Quatre ans de plus ?
Il y a de quoi désespérer. Malgré son incompétence crasse et ses inqualifiables failles morales, Donald Trump conserve de bonnes chances d’être réélu en novembre et de continuer, pendant quatre longues années encore, d’imprimer sa détestable marque sur la politique américaine et mondiale.
L’économie des États-Unis tourne rondement, le procès en destitution du président s’est terminé en queue de poisson, ses adversaires démocrates s’entredéchirent. Est-ce à dire que tout est perdu ? Non ! L’attention portée aux frasques trumpiennes fait de l’ombre à un changement profond, la montée en puissance des millénariaux.
La journaliste Charlotte Alter, du magazine Time, a passé les trois dernières années à suivre ses jeunes compatriotes et en a tiré un livre, The Ones We’ve Been Waiting For (ceux qu’on attendait), dont le constat redonne espoir : cette génération va provoquer une révolution politique qui va changer la trajectoire du pays.
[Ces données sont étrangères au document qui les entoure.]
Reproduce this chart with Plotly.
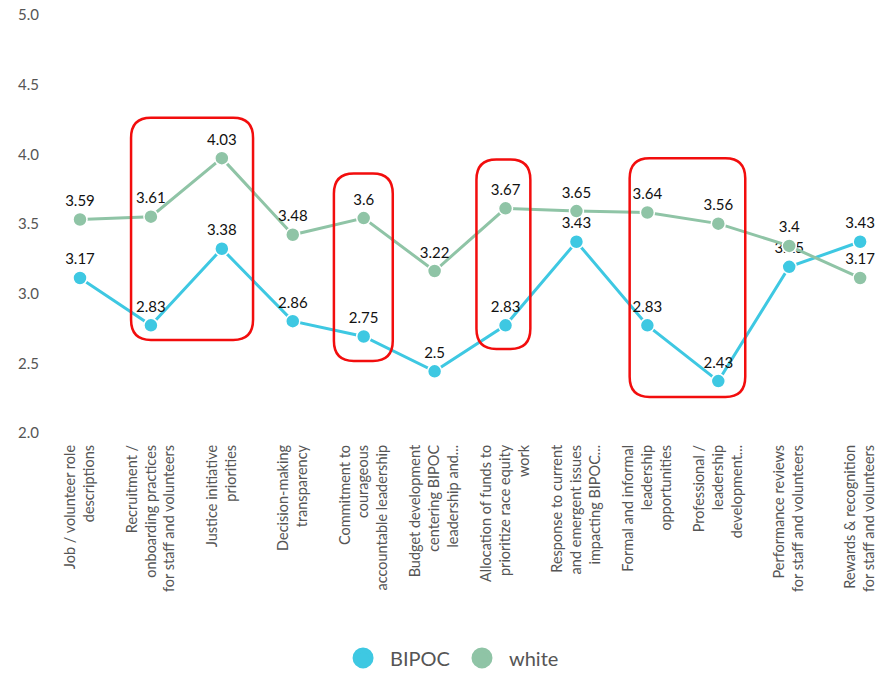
import plotly.graph_objects as go

categories = [
    "Job / volunteer role<br>descriptions",
    "Recruitment /<br>onboarding practices<br>for staff and volunteers",
    "Justice initiative<br>priorities",
    "Decision-making<br>transparency",
    "Commitment to<br>courageous<br>accountable leadership",
    "Budget development<br>centering BIPOC<br>leadership and...",
    "Allocation of funds to<br>prioritize race equity<br>work",
    "Response to current<br>and emergent issues<br>impacting BIPOC...",
    "Formal and informal<br>leadership<br>opportunities",
    "Professional /<br>leadership<br>development...",
    "Performance reviews<br>for staff and volunteers",
    "Rewards & recognition<br>for staff and volunteers",
]
bipoc = [3.17, 2.83, 3.38, 2.86, 2.75, 2.5, 2.83, 3.43, 2.83, 2.43, 3.25, 3.43]
white = [3.59, 3.61, 4.03, 3.48, 3.6, 3.22, 3.67, 3.65, 3.64, 3.56, 3.4, 3.17]
y_ticks = [2.0, 2.5, 3.0, 3.5, 4.0, 4.5, 5.0]

# highlight boxes: (left, right) in category units, (bottom, top) in score units
highlights = [
    (0.72, 2.44, 2.725, 4.32),
    (3.58, 4.41, 2.574, 3.92),
    (5.59, 6.35, 2.66, 4.02),
    (7.75, 9.38, 2.316, 4.03),
]

BIPOC_C = "#3ec8e2"
WHITE_C = "#8fc4a6"
FONT = "Lato, 'Open Sans', sans-serif"

x_idx = list(range(len(categories)))

fig = go.Figure()
for name, vals, col in [("BIPOC", bipoc, BIPOC_C), ("white", white, WHITE_C)]:
    fig.add_trace(go.Scatter(
        x=x_idx, y=vals, name=name, showlegend=False,
        mode="lines+markers+text",
        line=dict(color=col, width=3),
        marker=dict(size=14, color=col, line=dict(color="white", width=1.5)),
        text=[f"{v:g}" for v in vals],
        textposition="top center",
        textfont=dict(family=FONT, size=15, color="#111111"),
        cliponaxis=False,
    ))
    # legend entry: plain filled circle
    fig.add_trace(go.Scatter(
        x=[None], y=[None], name=name, mode="markers",
        marker=dict(size=16, color=col, line=dict(color=col, width=5)),
    ))


def rounded_rect(x0, x1, y0, y1, rx=0.28, ry=0.145):
    return (
        f"M {x0 + rx},{y1} L {x1 - rx},{y1} Q {x1},{y1} {x1},{y1 - ry} "
        f"L {x1},{y0 + ry} Q {x1},{y0} {x1 - rx},{y0} "
        f"L {x0 + rx},{y0} Q {x0},{y0} {x0},{y0 + ry} "
        f"L {x0},{y1 - ry} Q {x0},{y1} {x0 + rx},{y1} Z"
    )


for x0, x1, y0, y1 in highlights:
    fig.add_shape(type="path", xref="x", yref="y",
                  path=rounded_rect(x0, x1, y0, y1),
                  line=dict(color="#f20d0d", width=2.5))

fig.update_layout(
    width=886, height=673,
    margin=dict(l=50, r=6, t=23, b=232, autoexpand=False),
    paper_bgcolor="white", plot_bgcolor="white",
    font=dict(family=FONT, color="#555555"),
    showlegend=True,
    legend=dict(orientation="h", x=0.482, xanchor="center", y=-0.519, yanchor="middle",
                font=dict(size=20, color="#555555"), itemsizing="trace",
                itemwidth=44, traceorder="normal"),
    xaxis=dict(
        tickmode="array", tickvals=x_idx, ticktext=categories,
        tickangle=-90, range=[-0.423, 11.28], automargin=False,
        showgrid=False, zeroline=False, showline=False, ticks="",
        tickfont=dict(size=14.5, color="#555555"),
    ),
    yaxis=dict(
        range=[2, 5], tickvals=y_ticks, ticktext=[f"{v:.1f}" for v in y_ticks],
        showgrid=False, zeroline=False, showline=False, ticks="", automargin=False,
        tickfont=dict(size=15, color="#555555"), ticklabelshift=-8,
        ticklabelstandoff=10,
    ),
)

fig.write_html("out.html")
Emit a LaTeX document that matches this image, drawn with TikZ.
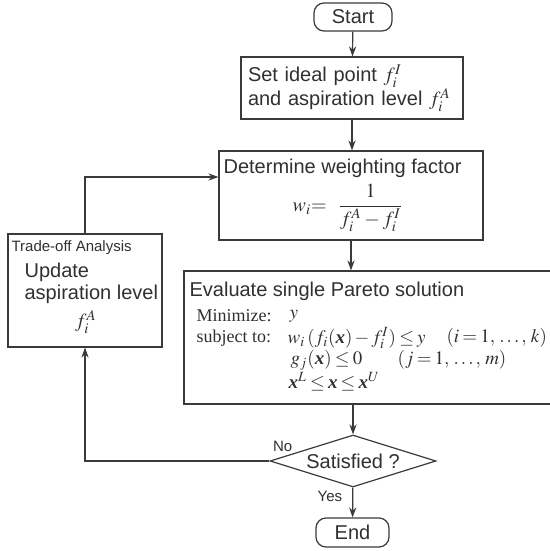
\documentclass[tikz,border=0pt]{standalone}
\usepackage{amsmath}
\usepackage{mathptmx}
\usepackage[no-math]{fontspec}
\setmainfont{Liberation Sans}
\newfontfamily\serifrm{Liberation Serif}
\usetikzlibrary{arrows.meta,positioning,shapes.geometric}
\definecolor{linecol}{HTML}{3A3A3A}
\definecolor{textcol}{HTML}{303030}
\newcommand{\vx}{\mbox{\serifrm\bfseries\itshape x}}
\newcommand{\tightmu}{\thickmuskip=3mu\relax\medmuskip=2mu\relax}
\tikzset{
  flowbox/.style={draw=linecol, rectangle, inner sep=0pt},
  terminal/.style={draw=linecol, rectangle, rounded corners=5pt, inner sep=0pt},
  decision/.style={draw=linecol, diamond, aspect=3.2, inner sep=0pt,
    minimum width=83pt, minimum height=26pt},
  mathline/.style={anchor=west, inner sep=0pt,
    font=\serifrm\fontsize{9.5}{11}\selectfont\tightmu},
  seriflabel/.style={anchor=west, inner sep=0pt, font=\serifrm\fontsize{9}{11}\selectfont},
  smalltext/.style={inner sep=0pt, font=\fontsize{7.5}{9}\selectfont},
  flow/.style={draw=linecol, ->}
}

\begin{document}
\begin{tikzpicture}[x=0.5pt, y=-0.5pt, line width=0.6pt,
  >={Stealth[length=5pt,width=3.6pt]},
  every node/.style={text=textcol}, font=\fontsize{10}{12}\selectfont]
  \useasboundingbox (0,0) rectangle (550,551);
  % main column
  \node[terminal, minimum width=39pt, minimum height=14pt] (start) at (353,17) {Start};
  \node[flowbox, minimum width=111pt, minimum height=31pt, text width=104pt, inner xsep=3.5pt,
    align=left] (ideal) at (352,88) {Set ideal point $f_i^I$\\ and aspiration level $f_i^A$};
  \node[flowbox, minimum width=132pt, minimum height=44.5pt] (weight) at (351,195.5) {};
  \node[anchor=north west, inner sep=0pt] (weighttitle) at (223,158) {Determine weighting factor};
  \node[inner sep=0pt] (weightformula) at (348,208) {$w_i{=}\ \ \dfrac{1}{f_i^A - f_i^I}$};
  \node[flowbox, minimum width=183.5pt, minimum height=66.5pt] (pareto) at (367.5,337.5) {};
  \node[anchor=west, inner sep=0pt] (paretotitle) at (189,291) {Evaluate single Pareto solution};
  \node[seriflabel] (minlabel) at (196,316) {Minimize:};
  \node[mathline] (minterm) at (289,316) {$y$};
  \node[seriflabel] (subjlabel) at (196,338) {subject to:};
  \node[mathline] (subjterm) at (287,338) {$w_i\,(f_i(\vx)-f_i^I)\le y$};
  \node[mathline] (subjrange) at (446,338) {$(i=1,\, \ldots,\, k)$};
  \node[mathline] (gterm) at (290,360) {$g_j(\vx)\le 0$};
  \node[mathline] (grange) at (397,360) {$(j=1,\, \ldots,\, m)$};
  \node[mathline] (boundterm) at (288,382) {$\vx^L\le\vx\le\vx^U$};
  \node[decision] (check) at (353,461) {Satisfied ?};
  \node[terminal, minimum width=36.5pt, minimum height=14.5pt] (end) at (352.5,532.5) {End};
  % trade-off loop
  \node[flowbox, minimum width=77pt, minimum height=56.5pt] (trade) at (85,290.5) {};
  \node[smalltext, anchor=north west] (tradetitle) at (11,240) {Trade-off Analysis};
  \node[anchor=north west, align=left, inner sep=0pt, font=\fontsize{10}{11}\selectfont]
    (tradetext) at (24,262) {Update\\aspiration level};
  \node[inner sep=0pt] (tradef) at (86,322) {$f_i^A$};
  % connectors
  \draw[flow] (start) -- (ideal);
  \draw[flow] (ideal.south) -- (ideal.south |- weight.north);
  \draw[flow] (weight.south) -- (weight.south |- pareto.north);
  \draw[flow] (check.north |- pareto.south) -- (check.north);
  \draw[flow] (check) -- (end) node[smalltext, pos=0.3, left=5pt] {Yes};
  \draw[flow] (check.west) -| (trade.south)
    node[smalltext, pos=0, anchor=south west, xshift=1.5pt, yshift=4.5pt] {No};
  \draw[flow] (trade.north) |- ([yshift=9.25pt]weight.west);
\end{tikzpicture}
\end{document}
Il y a d’abord la force du nombre. Ces personnes nées entre le début des années 1980 et le tournant de l’an 2000 formeront bientôt le plus grand bloc d’électeurs, les baby-boomers s’éclipsant progressivement.
Il y a aussi la force des convictions. Les millénariaux ont des valeurs plus progressistes que celles de leurs aînés, et on aurait tort de n’y voir qu’une tocade de jeunes idéalistes. Oui, un adage veut que « si on ne vote pas à gauche à 20 ans, on n’a pas de coeur, mais si on vote encore à gauche à 40 ans, on n’a pas de tête ». Comme s’il était inévitable de changer d’allégeance en vieillissant. C’est faux !
De nombreuses recherches ont établi que le facteur le plus susceptible de déterminer les opinions d’une personne n’est pas son âge, mais plutôt le contexte social, économique et politique qui avait cours durant son passage à l’âge adulte. Les expériences politiques vécues de 14 à 24 ans auraient même jusqu’à trois fois plus d’influence que celles survenues plus tard, selon une étude de l’Université Columbia et du groupe de recherche démocrate Catalyst.
Et qu’est-ce qui a marqué l’esprit des millénariaux ? Les guerres désastreuses qui ont suivi les attentats du 11 septembre 2001 leur ont fait perdre leurs illusions sur l’infaillibilité américaine. La crise financière de 2008 leur a fait prendre conscience des profondes injustices économiques. L’urgence climatique les a convaincus qu’il ne fallait pas trop compter sur les pouvoirs en place pour changer les choses. Et la présidence de Donald Trump leur montre les dégâts que le populisme dénué de moralité peut causer.
Il en résulte l’une des générations les plus progressistes de l’histoire récente des États-Unis. Alors que les 18-29 ans se divisaient en deux camps politiques pratiquement égaux en 2000, un grand fossé s’est creusé depuis : on compte aujourd’hui deux fois plus de démocrates (67 %) que de républicains (32 %). Ils sont aussi de plus en plus motivés à voter. Leur taux de participation, bien qu’encore inférieur à celui des plus vieux, a doublé entre les élections de mi-mandat de 2014 et celles de 2018, ce qui a permis aux démocrates de reprendre les rênes du Congrès.
Quoi qu’il arrive le 3 novembre, le courant qui soutient Trump devra battre en retraite dans les années à venir. Trump n’est pas éternel, ses idées non plus.